DDBJ Annotated/Assembled Sequences
WGS
The whole genome shotgun approach (the whole genome is once blasted into millions of fragment, which are sequenced and reassembled to produce a series of sequence ‘scaffolds’.) has been used to sequence the genome of various organisms.
The large set of contigs from the proceeding genome project can be submitted to DDBJ/ENA/GenBank as WGS data.
See also INSDC standards for genome assembly submission
See the list of publicized WGS data.
You can submit WGS data to DDBJ via Mass Submission System (MSS).
Acceptable WGS data
In principle, DDBJ/ENA/GenBank can accept assemblies (i.e. overlapping reads) that are appropriately assembled sequences and can not accept redundant reads (i.e. raw read sequences).
If you wish to publicize raw read sequences, please contact DDBJ Sequence Read Archive (DRA).
- Prior to sequence data submission, it is required to submit to BioProject and BioSample.
- The WGS entries are the scaffolds (assembled contigs separated by gaps).
- The WGS entries can contain consequence “n”’s to represent sequencing gaps.
Sample flat file
Aspects of WGS
- Basically, each WGS sequence submitted to DDBJ is assigned an accession number that consists of 4 alphabet characters and 8 digits .
- “WGS” and either of controlled terms indicating the degree of completion as genome sequence are indicated in KEYWORDS line.
LOCUS ZZZZ01000001 123456 bp DNA linear HUM 01-MAY-2003
DEFINITION Homo sapiens DNA, chromosome 7, A01234B01.

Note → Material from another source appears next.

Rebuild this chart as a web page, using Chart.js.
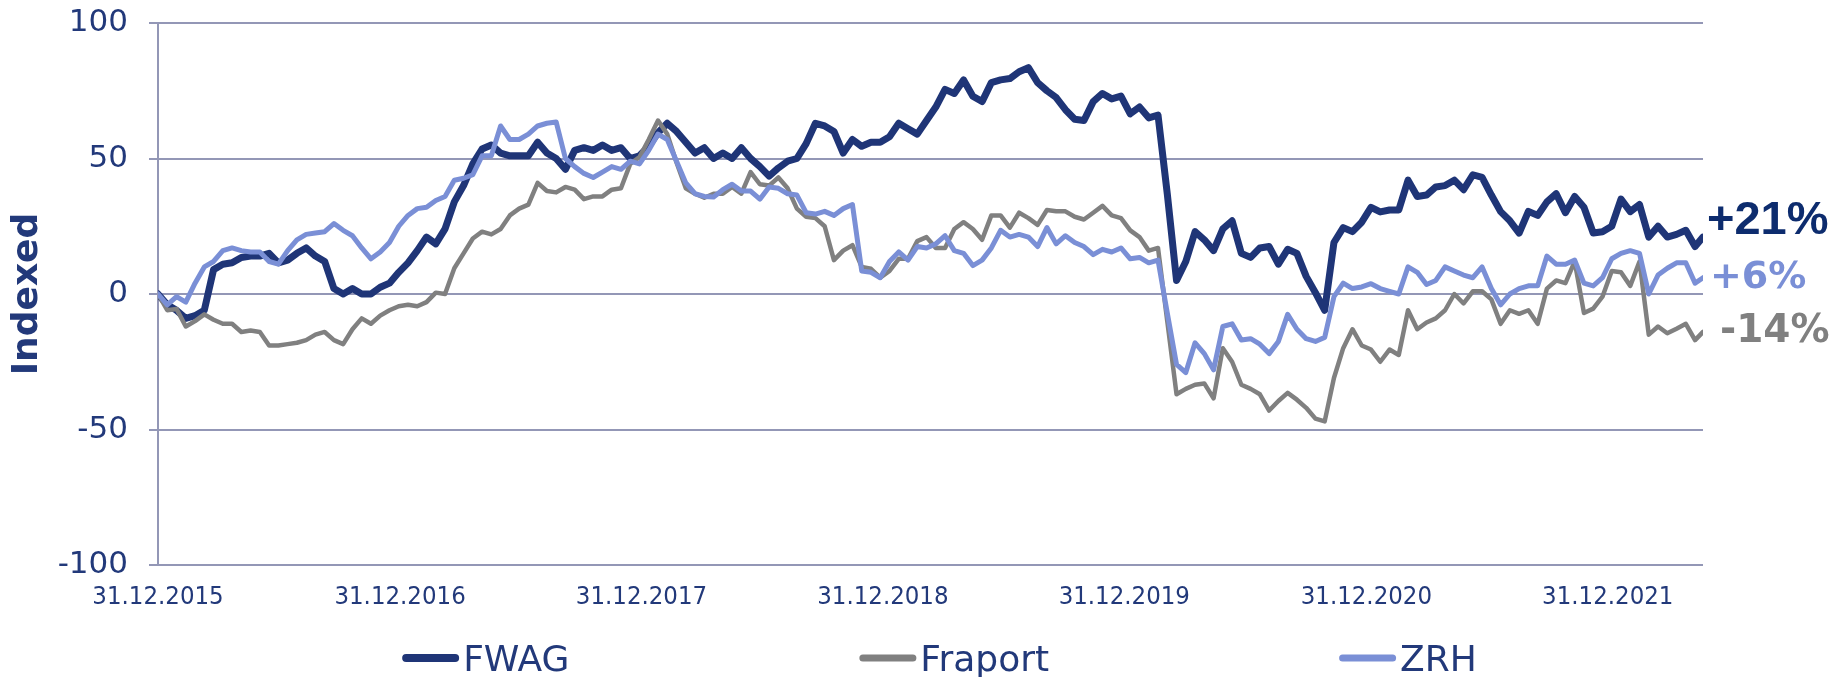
<!DOCTYPE html>
<html>
<head>
<meta charset="utf-8">
<script src="https://cdn.jsdelivr.net/npm/chart.js@4.4.0/dist/chart.umd.min.js"></script>
<style>
html,body{margin:0;padding:0;background:#ffffff;}
#wrap{position:relative;width:1839px;height:677px;}
canvas{display:block;}
</style>
</head>
<body>
<div id="wrap"><canvas id="c" width="1839" height="677"></canvas></div>
<script>
// ---------- data ----------
const startDate = '2015-12-31';
const endDate = '2022-05-24';
const sampleStepDays = 14;
const tickLabels = ['31.12.2015','31.12.2016','31.12.2017','31.12.2018','31.12.2019','31.12.2020','31.12.2021'];
const yTickValues = [-100, -50, 0, 50, 100];
const seriesNames = ['FWAG', 'Fraport', 'ZRH'];
const endLabels = ['+21%', '+6%', '-14%'];

const fwag = [
  0, -4, -6, -9, -8, -6, 9, 11, 11.5, 13.5, 14, 14, 15, 11.5, 12.5, 15, 17, 14, 12, 2, 0, 2, 0, 0, 2.5, 4, 8, 11.5,
  16, 21, 18.5, 24, 34, 40, 48, 53.5, 55, 52, 51, 51, 51, 56, 52, 50, 46, 53, 54, 53, 55, 53, 54, 50, 51, 54.5, 59.5, 63,
  60, 56, 52, 54, 50, 52, 50, 54, 50, 47, 43.5, 46.5, 49, 50, 55.5, 63, 62, 60, 52, 57, 54.5, 56, 56, 58, 63, 61, 59,
  64, 69, 75.5, 74, 79, 73, 71, 78, 79, 79.5, 82, 83.5, 78, 75, 72.5, 68, 64.5, 64, 71, 74, 72, 73, 66.5, 69, 65, 66, 37, 5,
  12, 23, 20, 16, 24, 27, 15, 13.5, 17, 17.5, 11, 16.5, 15, 6.5, 0.5, -6, 19, 24.5, 23, 26.5, 32, 30.3, 31, 31, 42, 36, 36.5,
  39.5, 40, 42, 38.5, 44, 43, 36.5, 30.4, 27, 22.5, 30.5, 29, 34, 37, 30, 36, 32, 22.5, 23, 25, 35, 30.4, 33, 21, 25, 21, 22, 23.5, 17.5, 21
];

const fraport = [
  0, -6, -5.5, -12, -10, -7.5, -9.5, -11, -11, -14, -13.5, -14, -19, -19, -18.5, -18, -17, -15, -14, -17, -18.5, -13, -9, -11, -8, -6, -4.5, -4,
  -4.5, -3, 0.5, 0, 9.5, 15, 20.5, 23, 22, 24, 29, 31.5, 33, 41, 38, 37.5, 39.5, 38.5, 35, 36, 36, 38.5, 39, 48, 50.5, 57, 64, 59,
  48.5, 39, 37, 35.5, 37, 37, 39.5, 37, 45, 40.5, 40, 43, 39, 31.5, 28.5, 28, 25, 12.5, 16, 18, 10, 9.3, 6, 8.5, 13, 13, 19.5,
  21, 17, 17, 24, 26.5, 24, 20, 29, 29, 24.5, 30, 28, 25.5, 31, 30.5, 30.5, 28.5, 27.5, 30, 32.5, 29, 28, 23.5, 21, 16, 17, -10, -37,
  -35, -33.5, -33, -38.5, -20, -25, -33.5, -35, -37, -43, -39.5, -36.5, -39, -42, -46, -47, -31, -20, -13, -19, -20.5, -25, -20.5, -22.5, -6, -13, -10.5,
  -9, -6, 0, -3.5, 1, 1, -2, -11, -6, -7.3, -6, -11, 2, 5, 4, 12, -7, -5.4, -1, 8.5, 8, 3, 12, -15, -12, -14.5, -12.8, -11, -17, -14
];

const zrh = [
  0, -4, -1, -3, 4, 10, 12, 16, 17, 16, 15.5, 15.5, 12, 11, 16, 20, 22, 22.5, 23, 26, 23.5, 21.5, 17, 13, 15.5, 19, 25, 29,
  31.5, 32, 34.5, 36, 42, 42.7, 44, 51, 51, 62, 57, 57, 59, 62, 63, 63.5, 50, 47, 44.5, 43, 45, 47, 46, 49, 48, 53, 59, 57,
  49, 41, 37, 36, 35.8, 38.5, 40.5, 38, 38, 35, 39.5, 39, 37, 36.5, 30, 29.5, 30.5, 29, 31.5, 33, 8.5, 8, 6, 12, 15.5, 12.5, 17.5,
  17, 18.5, 21.5, 16, 15, 10.5, 12.5, 17, 23.5, 21, 22, 21, 17.5, 24.5, 18.5, 21.5, 19, 17.5, 14.5, 16.5, 15.5, 17, 13, 13.5, 11.5, 12.5, -7, -26,
  -29, -18, -22, -28, -12, -11, -17, -16.5, -18.5, -22, -17.5, -7.5, -13, -16.5, -17.5, -16, -1, 4, 2, 2.6, 3.8, 2, 1, 0, 10, 8, 3.5,
  5, 10, 8.5, 7, 6, 10, 2, -4, 0, 2, 3, 3, 14, 11, 11, 12.5, 4, 3, 6, 13, 15, 16, 15, 0, 7, 9.5, 11.5, 11.5, 4, 6
];

// ---------- helpers ----------
function parseISO(s) { const [y, m, d] = s.split('-').map(Number); return Date.UTC(y, m - 1, d); }
function parseDE(s) { const [d, m, y] = s.split('.').map(Number); return Date.UTC(y, m - 1, d); }
const DAY = 86400000;
const t0 = parseISO(startDate);
const endDay = Math.round((parseISO(endDate) - t0) / DAY);
const tickDays = tickLabels.map(l => Math.round((parseDE(l) - t0) / DAY));
function toPoints(values) {
  return values.map((v, i) => ({ x: Math.min(i * sampleStepDays, endDay), y: v }));
}

// ---------- styles ----------
const navy = '#1f3577';
const grayC = '#808080';
const lightC = '#7a8fd6';
const textNavy = '#22397a';
const gridC = '#9397b6';
const seriesColors = [navy, grayC, lightC];
const seriesLegendWidths = [8, 7, 7];

const legendPlugin = {
  id: 'customLegend',
  afterDraw(chart) {
    const ctx = chart.ctx;
    const lineLen = 57, gap = 4, itemGap = 290, centerX = 939.5, lineY = 658, baseY = 671;
    ctx.save();
    ctx.font = '36px "DejaVu Sans"';
    const widths = seriesNames.map(n => lineLen + gap + ctx.measureText(n).width);
    const total = widths.reduce((a, b) => a + b, 0) + itemGap * (seriesNames.length - 1);
    let x = centerX - total / 2;
    seriesNames.forEach((name, i) => {
      const lw = seriesLegendWidths[i];
      ctx.strokeStyle = seriesColors[i];
      ctx.lineWidth = lw;
      ctx.lineCap = 'round';
      ctx.beginPath();
      ctx.moveTo(x + lw / 2, lineY);
      ctx.lineTo(x + lineLen - lw / 2, lineY);
      ctx.stroke();
      ctx.fillStyle = textNavy;
      ctx.textAlign = 'left';
      ctx.textBaseline = 'alphabetic';
      ctx.fillText(name, x + lineLen + gap, baseY);
      x += widths[i] + itemGap;
    });
    ctx.restore();
  }
};

const endLabelStyle = [
  { font: 'bold 47px "Liberation Sans"', color: '#0d2c6e', dx: 4, anchor: 27 },
  { font: 'bold 38px "DejaVu Sans"', color: lightC, dx: 7, anchor: 6 },
  { font: 'bold 39px "DejaVu Sans"', color: grayC, dx: 17, anchor: -14 }
];

const endLabelPlugin = {
  id: 'endLabels',
  afterDraw(chart) {
    const ctx = chart.ctx;
    const ys = chart.scales.y;
    const right = chart.chartArea.right;
    ctx.save();
    endLabels.forEach((txt, i) => {
      const st = endLabelStyle[i];
      ctx.font = st.font;
      ctx.fillStyle = st.color;
      ctx.textAlign = 'left';
      ctx.textBaseline = 'middle';
      ctx.fillText(txt, right + st.dx, ys.getPixelForValue(st.anchor));
    });
    ctx.restore();
  }
};

const ctx = document.getElementById('c').getContext('2d');
new Chart(ctx, {
  type: 'line',
  data: {
    datasets: [
      { label: seriesNames[0], data: toPoints(fwag), borderColor: navy, borderWidth: 7, order: 3 },
      { label: seriesNames[1], data: toPoints(fraport), borderColor: grayC, borderWidth: 4.5, order: 2 },
      { label: seriesNames[2], data: toPoints(zrh), borderColor: lightC, borderWidth: 5, order: 1 }
    ]
  },
  options: {
    responsive: false,
    animation: false,
    devicePixelRatio: 1,
    layout: { padding: { top: 23, right: 136, left: 0, bottom: 0 } },
    elements: {
      point: { radius: 0, hoverRadius: 0 },
      line: { tension: 0, fill: false, borderJoinStyle: 'round', borderCapStyle: 'round' }
    },
    plugins: { legend: { display: false }, tooltip: { enabled: false } },
    scales: {
      x: {
        type: 'linear',
        min: 0,
        max: endDay,
        grid: { display: false, drawTicks: false, tickLength: 0 },
        border: { display: false },
        afterBuildTicks: s => { s.ticks = tickDays.map(v => ({ value: v })); },
        ticks: {
          autoSkip: false,
          maxRotation: 0,
          padding: 17,
          color: textNavy,
          font: { family: '"DejaVu Sans Condensed", "DejaVu Sans"', size: 25.5 },
          callback: v => { const i = tickDays.indexOf(v); return i >= 0 ? tickLabels[i] : ''; }
        },
        afterFit: s => { s.height = 112; s.paddingTop = 0; s.paddingBottom = 0; }
      },
      y: {
        min: -100,
        max: 100,
        afterBuildTicks: s => { s.ticks = yTickValues.map(v => ({ value: v })); },
        grid: { color: gridC, lineWidth: 2, drawTicks: true, tickLength: 9 },
        border: { display: true, color: gridC, width: 2 },
        ticks: { padding: 21, color: textNavy, font: { family: 'DejaVu Sans', size: 31 } },
        title: {
          display: true,
          text: 'Indexed',
          color: textNavy,
          font: { family: 'DejaVu Sans', size: 36, weight: 'bold' },
          padding: { top: 6, bottom: 0 }
        },
        afterFit: s => { s.width = 158; s.paddingTop = 0; s.paddingBottom = 0; }
      }
    }
  },
  plugins: [legendPlugin, endLabelPlugin]
});
</script>
</body>
</html>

ACCESSION ZZZZ01000001 ZZZZ01000000
VERSION ZZZZ01000001.1
DBLINK BioProject:PRJDA12345
BioSample:SAMD01234567
Sequence Read Archive:DRR012345, DRR012346
KEYWORDS WGS; STANDARD_DRAFT.
SOURCE Homo sapiens
ORGANISM Homo sapiens
Eukaryota; Metazoa; Chordata; Craniata; Vertebrata; Euteleostomi;
Mammalia; Eutheria; Euarchontoglires; Primates; Haplorrhini;
Catarrhini; Hominidae; Homo.
REFERENCE 1 (bases 1 to 123456)
AUTHORS Mishima,H. and Shizuoka,T.
TITLE Direct Submission
JOURNAL Submitted (01-APR-2003) to the DDBJ/EMBL/GenBank databases.
Contact:Hanako Mishima
National Institute of Genetics, DNA Data Bank of Japan; Yata 1111,
Mishima, Shizuoka 411-8540, Japan
REFERENCE 2
AUTHORS Mishima,H., Shizuoka,T. and Fuji,I.
TITLE Human whole genome shotgun sequence
JOURNAL Unpublished (2003)
COMMENT Whole genome shotgun sequencing project.
FEATURES Location/Qualifiers
source 1..123456
/db_xref="taxon:9606"
/chromosome="7"
/mol_type="genomic DNA"
/organism="Homo sapiens"
/submitter_seqid="A01234B01"
-- The rest is snipped --
//